自然界をありのままに任せる、ということが必要。
人間は、それでは納得しない。
行くところまで行って、ぶっ倒れる。
石油も同じで、なくなるところまで使い切る。
もっと植物を見習えといいたい。
――日本は、自然と共生できる社会に戻ることが可能か?
日本は本来、世界中でもっとも有利な国。
最も重要な資源、水がとても豊かにある、自給自足しやすい国。
本気で日本が食糧生産を始めたら、十分食べていける。
石油をたくさん使わなくても、社会を回していける知恵を
本来持っていることを、もっと見つめなおす時期。
江戸時代が典型的だが、モノがうまくシステムのなかで
循環していれば良い。
それが持続可能性ということ。
今は、江戸時代に比べ、人口が多すぎる。
自然環境を、できるだけ破壊しないで人口を維持するには、
相当な無理が出ても当然。
自然との調和を考えれば、人口は減らざるを得ない。
現に減っている。

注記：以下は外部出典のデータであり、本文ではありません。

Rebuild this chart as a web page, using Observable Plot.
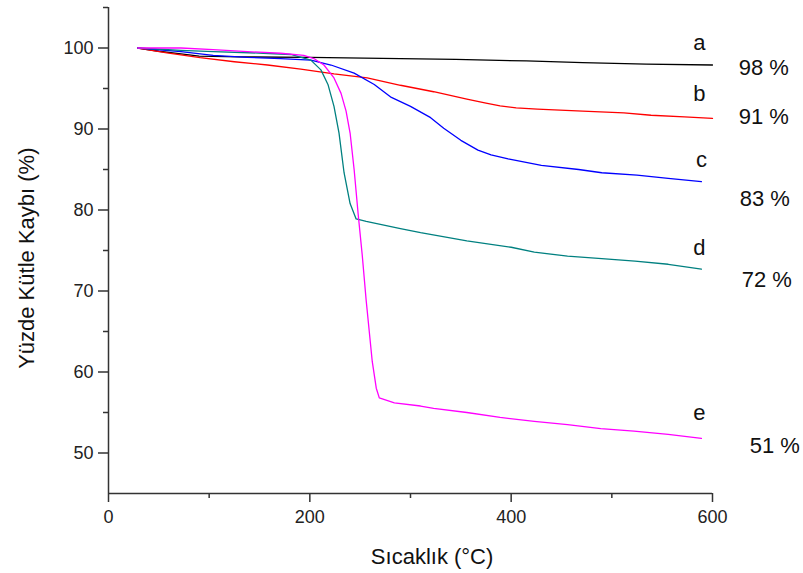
<!DOCTYPE html>
<html><head><meta charset="utf-8">
<script src="https://cdn.jsdelivr.net/npm/d3@7"></script>
<script src="https://cdn.jsdelivr.net/npm/@observablehq/plot@0.6"></script>
<style>body{margin:0;background:#fff;} svg{display:block}</style>
</head><body><div id="chart"></div>
<script>
// Series (temperature °C, mass %)
const seriesNames = ["a", "b", "c", "d", "e"];
const seriesColors = ["#000000", "#ff0000", "#0000ff", "#008080", "#ff00ff"];
const curveA = [[29,100],[50,99.6],[70,99.3],[90,99.0],[130,98.9],[200,98.85],[290,98.7],[345,98.6],[415,98.4],[471,98.2],[534,98.0],[600,97.9]];
const curveB = [[29,100],[58,99.4],[91,98.8],[125,98.3],[158,97.9],[191,97.4],[224,96.8],[257,96.3],[290,95.4],[323,94.6],[356,93.7],[375,93.2],[389,92.85],[405,92.6],[426,92.45],[471,92.2],[512,92.0],[539,91.7],[572,91.5],[600,91.3]];
const curveC = [[29,100],[72,99.55],[104,99.1],[138,98.85],[171,98.7],[201,98.5],[221,97.9],[244,96.9],[264,95.5],[281,93.9],[300,92.8],[320,91.4],[333,90.1],[350,88.6],[367,87.4],[380,86.8],[397,86.3],[430,85.5],[467,85.0],[490,84.6],[525,84.3],[556,83.9],[589,83.5]];
const curveD = [[29,100],[72,99.7],[104,99.55],[154,99.35],[181,99.2],[201,98.5],[211,97.3],[218,95.5],[224,92.8],[229,89.5],[234,84.6],[240,80.8],[246,78.9],[256,78.6],[290,77.7],[310,77.2],[356,76.2],[400,75.4],[423,74.8],[456,74.3],[490,74.0],[523,73.7],[556,73.3],[589,72.7]];
const curveE = [[29,100],[72,100],[104,99.8],[138,99.55],[171,99.35],[194,99.1],[204,98.7],[214,97.9],[224,96.3],[231,94.4],[236,92.2],[240,89.5],[244,85.0],[248,79.5],[252,74.5],[256,68.8],[262,61.3],[266,58.0],[269,56.8],[284,56.2],[310,55.8],[323,55.5],[356,55.0],[389,54.4],[423,53.9],[456,53.5],[489,53.0],[522,52.7],[556,52.3],[589,51.8]];

// Annotations
const percentLabels = ["98 %", "91 %", "83 %", "72 %", "51 %"];
const letterT = [587, 587, 589, 587, 587];
const letterY = [100.62, 94.3, 86.12, 75.34, 54.89];
const percentT = [626, 626, 627, 629, 637];
const percentY = [97.52, 91.45, 81.41, 71.38, 50.93];

// Axes
const xMajorTicks = [0, 200, 400, 600];
const xMinorTicks = [100, 300, 500];
const yMajorTicks = [50, 60, 70, 80, 90, 100];
const yMinorTicks = [55, 65, 75, 85, 95, 105];
const xLabel = "Sıcaklık (°C)";
const yLabel = "Yüzde Kütle Kaybı (%)";

const curves = [curveA, curveB, curveC, curveD, curveE];
const rows = curves.flatMap((c, i) => c.map(([t, m]) => ({series: seriesNames[i], t, m})));
const letters = seriesNames.map((s, i) => ({s, t: letterT[i], y: letterY[i]}));
const percents = percentLabels.map((s, i) => ({s, t: percentT[i], y: percentY[i]}));

const axisColor = "#333";
const font = "'Liberation Sans', Arial, sans-serif";

const chart = Plot.plot({
  width: 803,
  height: 573,
  marginLeft: 108,
  marginRight: 91,
  marginTop: 7,
  marginBottom: 80,
  style: {fontFamily: font, fontSize: "18px", color: "#222", background: "#fff"},
  x: {domain: [0, 600]},
  y: {domain: [45, 105]},
  color: {domain: seriesNames, range: seriesColors},
  marks: [
    Plot.axisX(xMajorTicks, {tickSize: 9, tickPadding: 8, fontSize: 18, label: null, stroke: axisColor, strokeWidth: 1.5}),
    Plot.axisX(xMinorTicks, {tickSize: 5, tickFormat: () => "", label: null, stroke: axisColor, strokeWidth: 1.5}),
    Plot.axisY(yMajorTicks, {tickSize: 10, tickPadding: 5, fontSize: 18, label: null, stroke: axisColor, strokeWidth: 1.5}),
    Plot.axisY(yMinorTicks, {tickSize: 5, tickFormat: () => "", label: null, stroke: axisColor, strokeWidth: 1.5}),
    Plot.ruleX([0], {stroke: axisColor, strokeWidth: 1.5}),
    Plot.ruleY([45], {stroke: axisColor, strokeWidth: 1.5}),
    Plot.line(rows, {x: "t", y: "m", z: "series", stroke: "series", strokeWidth: 1.3}),
    Plot.text(letters, {x: "t", y: "y", text: "s", fontSize: 22, textAnchor: "middle", lineAnchor: "middle", fill: "#111"}),
    Plot.text(percents, {x: "t", y: "y", text: "s", fontSize: 22, textAnchor: "start", lineAnchor: "middle", fill: "#111"}),
    Plot.text([xLabel], {frameAnchor: "bottom", dx: 21.6, dy: 63.7, fontSize: 22, textAnchor: "middle", lineAnchor: "middle", fill: "#111"}),
    Plot.text([yLabel], {frameAnchor: "left", dx: -82, dy: 7.7, rotate: -90, fontSize: 22, textAnchor: "middle", lineAnchor: "middle", fill: "#111"})
  ]
});
document.getElementById("chart").appendChild(chart);
</script>
</body></html>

本能的に、みんなわかっている。
――養老さんは、著書で「サラリーマンは参勤交代せよ」と。
このままの社会が続くわけがない、と理解することが大切。
都会に住んでいては、生態系とバランスの取れた
「ほどほどの成長」がどういうことか、実感としてわからない。
私は、1年に何カ月か田舎で生活を送る「参勤交代」を、
強制的にすればいいと思っている。
都会にいると、冷暖房完備で、歩くところはどこも平らで硬い地面。
階段のピッチも決まっている。
銀座に石が落ちていて、つまづいて転んで怪我したら、
東京都を訴える人もいるだろう。
山の中で虫を取っていて転んだら、転んだ方が悪い。
「ああすれば、こうなる」とはいかないことがよくわかる。
田舎に行くと、山道や田んぼのあぜ道など地面は複雑ですべて違う。
歩くだけでも、そのつど頭を使っている。
都会は面倒だから、頭を使わないで歩けるようにした。
それでは、人間が鍛えられず、劣化するとしてもやむをえない。
――田舎暮らしに慣れることができない人もいそう。
人間は、自然から発生してきたんだから、
自然は気持ちいいと必ず感じるはず。
田舎暮らしがいやで、週末にゴルフに行っているとしたらおかしい。
アメリカに面白い小噺がある。
ビジネスマンが成功して重役になり、休暇をとって南の島のビーチで
のんびり昼寝をしている。
島の若者が、周りでうろうろしている。
そのビジネスマンは、彼らに向かって説教を始めた。
ビジネスマン:「お前らもちゃんと働かないとだめだ」
島民:「働いたらどうなりますか」
ビジネスマン:「俺みたいにそのうち成功して、
最後には休暇とってこういうところで休んで・・・」
島民:「俺たち最初から休んでる・・・」
――個人や経済至上主義社会にも、「エコの壁」がある。
みんなが自然に気がついていることばかり。
こういう世界が長続きしないのは、
日本人の8割が本当はわかっている。
数年前、自分たちが生きている時代より、子供たちの方が
悪い時代を生きる、と答えた人が8割いた。
現在のような状況が続かないだろう、ということは気づいている。
日本の国民は、民度が高い。
「変わらなきゃ」という認識は強い。